**Problem description**
Please pull out every line that includes the string "React".

**Information shown**
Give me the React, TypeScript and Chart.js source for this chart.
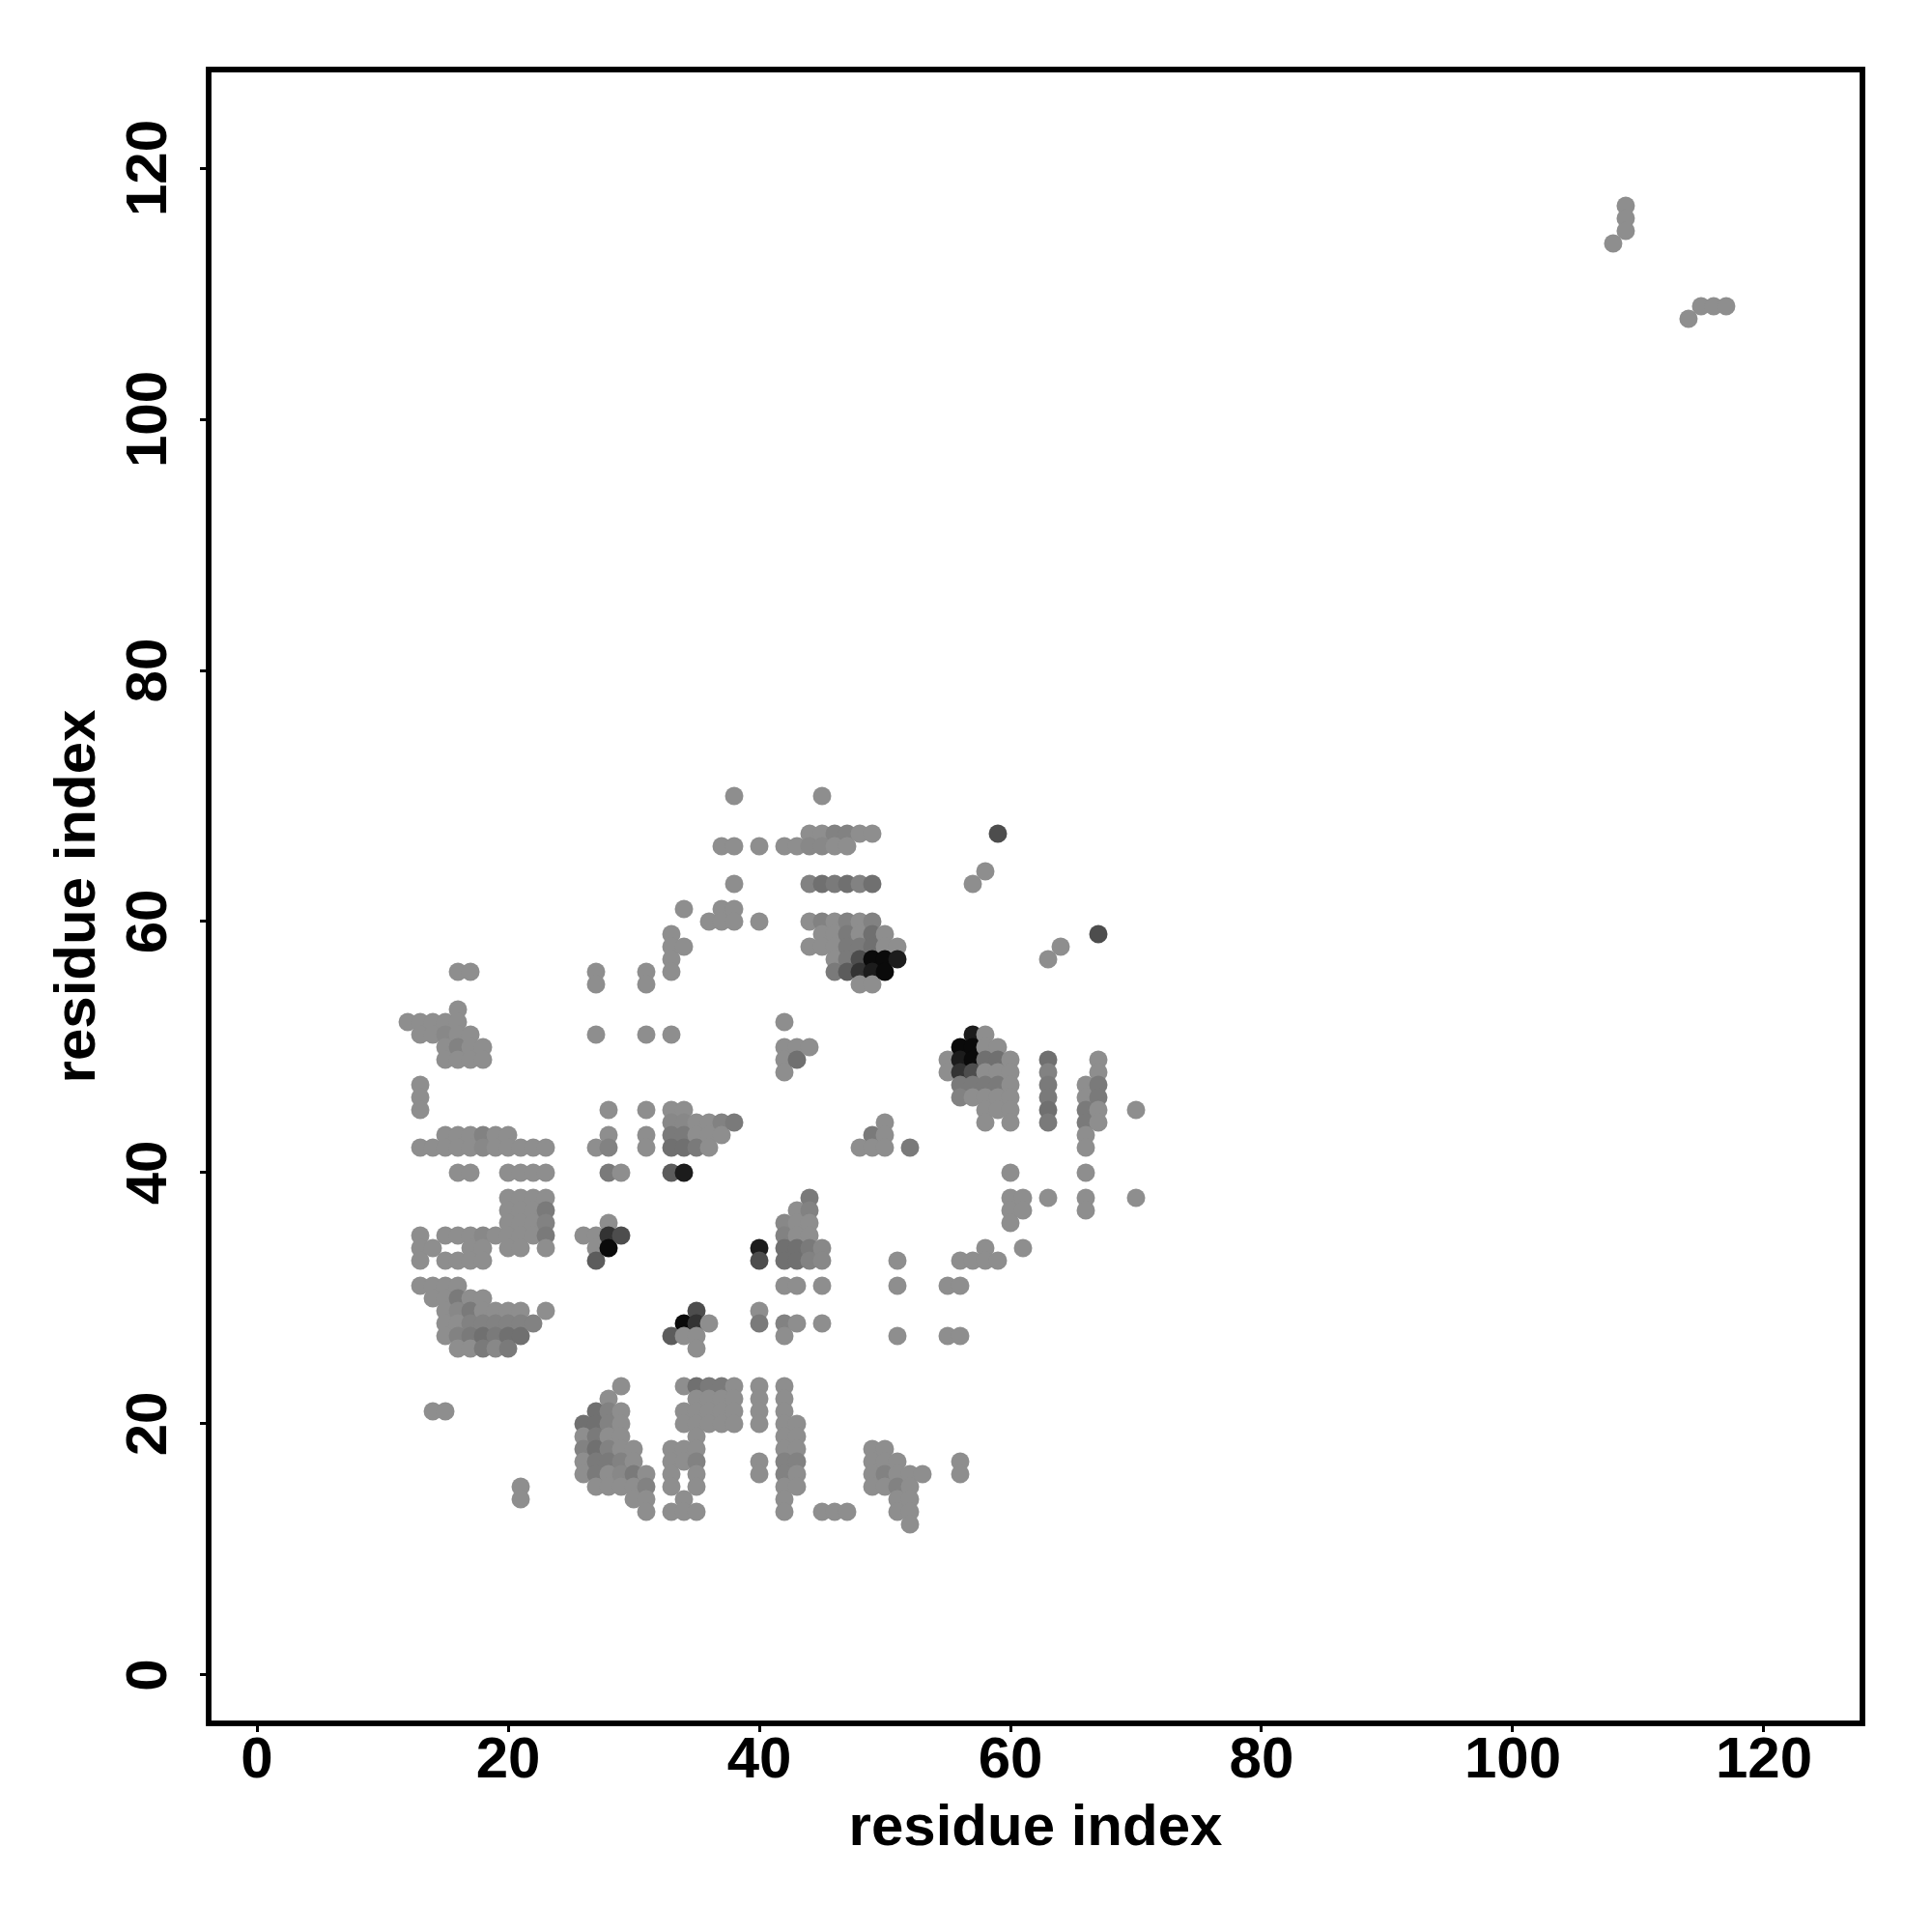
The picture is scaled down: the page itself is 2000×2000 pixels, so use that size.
import React, { useEffect, useRef } from "react";
import { Chart, registerables } from "chart.js";

Chart.register(...registerables);

const xTicks = [0, 20, 40, 60, 80, 100, 120];
const yTicks = [0, 20, 40, 60, 80, 100, 120];
const axisMin = -3.85;
const axisMax = 127.85;
const xTitle = "residue index";
const yTitle = "residue index";

// residue contacts: [y, x values in that row]
const rowsTop: [number, number[]][] = [
  [117, [109]], [116, [109]], [115, [109]], [114, [108]], [109, [115, 116, 117]], [108, [114]],
  [70, [38, 45]],
  [67, [44, 45, 46, 47, 48, 49, 59]],
  [66, [37, 38, 40, 42, 43, 44, 45, 46, 47]],
  [64, [58]],
  [63, [38, 44, 45, 46, 47, 48, 49, 57]],
  [61, [34, 37, 38]],
  [60, [36, 37, 38, 40, 44, 45, 46, 47, 48, 49]],
  [59, [33, 45, 46, 47, 48, 49, 50, 67]],
  [58, [33, 34, 44, 45, 46, 47, 48, 49, 50, 51, 64]],
  [57, [33, 46, 47, 48, 49, 50, 51, 63]],
  [56, [16, 17, 27, 31, 33, 46, 47, 48, 49, 50]],
  [55, [27, 31, 48, 49]],
];
const rowsMiddle: [number, number[]][] = [
  [53, [16]],
  [52, [12, 13, 14, 15, 16, 42]],
  [51, [13, 14, 15, 16, 17, 27, 31, 33, 57, 58]],
  [50, [15, 16, 17, 18, 42, 43, 44, 56, 57, 58, 59]],
  [49, [15, 16, 17, 18, 42, 43, 55, 56, 57, 58, 59, 60, 63, 67]],
  [48, [42, 55, 56, 57, 58, 59, 60, 63, 67]],
  [47, [13, 56, 57, 58, 59, 60, 63, 66, 67]],
  [46, [13, 56, 57, 58, 59, 60, 63, 66, 67]],
  [45, [13, 28, 31, 33, 34, 58, 59, 60, 63, 66, 67, 70]],
  [44, [33, 34, 35, 36, 37, 38, 50, 58, 60, 63, 66, 67]],
  [43, [15, 16, 17, 18, 19, 20, 28, 31, 33, 34, 35, 36, 37, 49, 50, 66]],
  [42, [13, 14, 15, 16, 17, 18, 19, 20, 21, 22, 23, 27, 28, 31, 33, 34, 35, 36, 48, 49, 50, 52, 66]],
  [40, [16, 17, 20, 21, 22, 23, 28, 29, 33, 34, 60, 66]],
  [38, [20, 21, 22, 23, 44, 60, 61, 63, 66, 70]],
  [37, [20, 21, 22, 23, 43, 44, 60, 61, 66]],
  [36, [20, 21, 22, 23, 28, 42, 43, 44, 60]],
  [35, [13, 15, 16, 17, 18, 19, 20, 21, 22, 23, 26, 27, 28, 29, 42, 43, 44]],
  [34, [13, 14, 17, 18, 20, 21, 23, 27, 28, 40, 42, 43, 44, 45, 58, 61]],
  [33, [13, 15, 16, 17, 18, 27, 40, 42, 43, 44, 45, 51, 56, 57, 58, 59]],
];
const rowsBottom: [number, number[]][] = [
  [31, [13, 14, 15, 16, 42, 43, 45, 51, 55, 56]],
  [30, [14, 15, 16, 17, 18]],
  [29, [15, 16, 17, 18, 19, 20, 21, 23, 35, 40]],
  [28, [15, 16, 17, 18, 19, 20, 21, 22, 34, 35, 36, 40, 42, 43, 45]],
  [27, [15, 16, 17, 18, 19, 20, 21, 33, 34, 35, 42, 51, 55, 56]],
  [26, [16, 17, 18, 19, 20, 35]],
  [23, [29, 34, 35, 36, 37, 38, 40, 42]],
  [22, [28, 35, 36, 37, 38, 40, 42]],
  [21, [14, 15, 27, 28, 29, 34, 35, 36, 37, 38, 40, 42]],
  [20, [26, 27, 28, 29, 34, 35, 36, 37, 38, 40, 42, 43]],
  [19, [26, 27, 28, 29, 35, 42, 43]],
  [18, [26, 27, 28, 29, 30, 33, 34, 35, 42, 43, 49, 50]],
  [17, [26, 27, 28, 29, 30, 33, 34, 35, 40, 42, 43, 49, 50, 51, 56]],
  [16, [26, 27, 28, 29, 30, 31, 33, 35, 40, 42, 43, 49, 50, 51, 52, 53, 56]],
  [15, [21, 27, 28, 29, 30, 31, 33, 35, 42, 43, 49, 50, 51, 52]],
  [14, [21, 30, 31, 34, 42, 51, 52]],
  [13, [31, 33, 34, 35, 42, 45, 46, 47, 51, 52]],
  [12, [52]],
];

// grey level of the darker contacts, [x, y]; the others use baseGrey
const baseGrey = "#8e8e8e";
const grey0a: number[][] = [[28, 34], [34, 28], [49, 57], [50, 57], [50, 56], [56, 50], [57, 50], [57, 49]];
const grey1a: number[][] = [[51, 57], [57, 51], [56, 49], [40, 34], [34, 40], [49, 56]];
const grey33: number[][] = [[28, 35], [35, 28], [56, 48], [48, 56]];
const grey4d: number[][] = [[29, 35], [35, 29], [59, 67], [67, 59], [57, 48], [48, 57], [40, 33]];
const grey5a: number[][] = [[33, 40], [27, 33], [33, 27], [47, 56]];
const grey6a: number[][] = [
  [63, 49], [63, 45], [49, 63], [49, 59], [49, 58], [59, 49], [58, 49], [43, 49], [45, 63], [47, 63], [33, 42], [34, 42],
  [42, 34], [43, 34], [42, 33], [43, 33], [18, 27], [20, 27], [21, 27], [27, 21], [27, 20], [27, 18], [35, 23], [26, 20],
];
const grey77: number[][] = [
  [63, 47], [63, 46], [63, 44], [66, 45], [66, 44], [67, 47], [67, 46], [59, 47], [56, 47], [57, 47], [58, 47], [46, 56],
  [47, 59], [47, 58], [48, 58], [47, 57], [46, 63], [28, 40], [49, 43], [52, 42], [35, 42], [33, 43], [34, 43], [38, 44],
  [44, 34], [44, 38], [40, 28], [23, 37], [23, 35], [16, 30], [17, 29], [17, 27], [19, 27], [18, 26], [20, 26], [27, 19],
  [27, 17], [27, 16], [28, 17], [30, 16], [36, 23], [37, 23],
];
const grey80: number[][] = [
  [63, 48], [56, 46], [49, 60], [44, 63], [48, 63], [46, 67], [47, 67], [45, 60], [47, 60], [28, 42], [37, 44], [44, 33],
  [44, 37], [42, 35], [42, 28], [23, 36], [16, 27], [17, 28], [18, 28], [19, 28], [20, 28], [21, 28], [22, 28], [26, 18],
  [28, 21], [28, 20], [28, 18], [29, 17], [31, 15], [35, 17], [42, 17], [42, 16], [43, 17], [50, 16], [51, 15], [16, 50], [18, 43],
];
const grey86: number[][] = [
  [44, 66], [45, 66], [33, 44], [34, 44], [45, 33], [45, 34], [42, 36], [18, 35], [16, 29], [19, 26], [29, 16], [15, 51], [18, 42],
];
const shadeTable: [string, number[][]][] = [
  ["#0a0a0a", grey0a], ["#1c1c1c", grey1a], ["#333333", grey33], ["#4d4d4d", grey4d], ["#5c5c5c", grey5a],
  ["#707070", grey6a], ["#7a7a7a", grey77], ["#828282", grey80], ["#888888", grey86],
];

const allPoints = [...rowsTop, ...rowsMiddle, ...rowsBottom]
  .flatMap(([y, xs]) => xs.map((x) => ({ x, y })))
  .sort((a, b) => a.x - b.x || b.y - a.y);

function shadeOf(p: { x: number; y: number }) {
  for (const [colour, list] of shadeTable) {
    if (list.some(([x, y]) => x === p.x && y === p.y)) return colour;
  }
  return baseGrey;
}

const FONT = "'Liberation Sans', Arial, sans-serif";

const framePlugin = {
  id: "frame",
  afterDatasetsDraw(chart: any) {
    const { ctx, chartArea: a } = chart;
    ctx.save();
    ctx.strokeStyle = "#000";
    ctx.lineWidth = 5.8;
    ctx.lineJoin = "miter";
    ctx.strokeRect(a.left, a.top, a.right - a.left, a.bottom - a.top);
    ctx.restore();
  },
};

export default function App() {
  const ref = useRef<HTMLCanvasElement>(null);
  useEffect(() => {
    document.body.style.margin = "0";
    const chart = new Chart(ref.current as HTMLCanvasElement, {
      type: "scatter",
      data: {
        datasets: [
          {
            data: allPoints,
            pointRadius: 9.5,
            pointBorderWidth: 0,
            pointBackgroundColor: allPoints.map(shadeOf),
            showLine: false,
          },
        ],
      },
      options: {
        responsive: false,
        animation: false,
        layout: { padding: { top: 72, right: 72, left: 0, bottom: 0 } },
        plugins: { legend: { display: false }, tooltip: { enabled: false }, title: { display: false } },
        scales: {
          x: {
            type: "linear",
            min: axisMin,
            max: axisMax,
            afterBuildTicks: (s: any) => { s.ticks = xTicks.map((value) => ({ value })); },
            afterFit: (s: any) => { s.height = 216; },
            border: { display: false },
            grid: { drawOnChartArea: false, tickLength: 9, tickWidth: 3, tickColor: "#000" },
            ticks: {
              color: "#000",
              maxRotation: 0,
              autoSkip: false,
              padding: -6,
              font: { family: FONT, size: 60, weight: "bold" },
            },
            title: {
              display: true,
              text: xTitle,
              color: "#000",
              padding: { top: 0, bottom: 71 },
              font: { family: FONT, size: 60, weight: "bold" },
            },
          },
          y: {
            type: "linear",
            min: axisMin,
            max: axisMax,
            afterBuildTicks: (s: any) => { s.ticks = yTicks.map((value) => ({ value })); },
            afterFit: (s: any) => { s.width = 216; },
            border: { display: false },
            grid: { drawOnChartArea: false, tickLength: 9, tickWidth: 3, tickColor: "#000" },
            ticks: {
              color: "#000",
              minRotation: 90,
              maxRotation: 90,
              autoSkip: false,
              crossAlign: "center",
              padding: 1,
              font: { family: FONT, size: 60, weight: "bold" },
            },
            title: {
              display: true,
              text: yTitle,
              color: "#000",
              padding: { top: 45, bottom: 0 },
              font: { family: FONT, size: 60, weight: "bold" },
            },
          },
        },
      },
      plugins: [framePlugin],
    } as any);
    return () => chart.destroy();
  }, []);
  return <canvas ref={ref} width={2000} height={2000} style={{ display: "block" }} />;
}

**Answer for this exercise**
Give me the React, TypeScript and Chart.js source for this chart.
import React, { useEffect, useRef } from "react";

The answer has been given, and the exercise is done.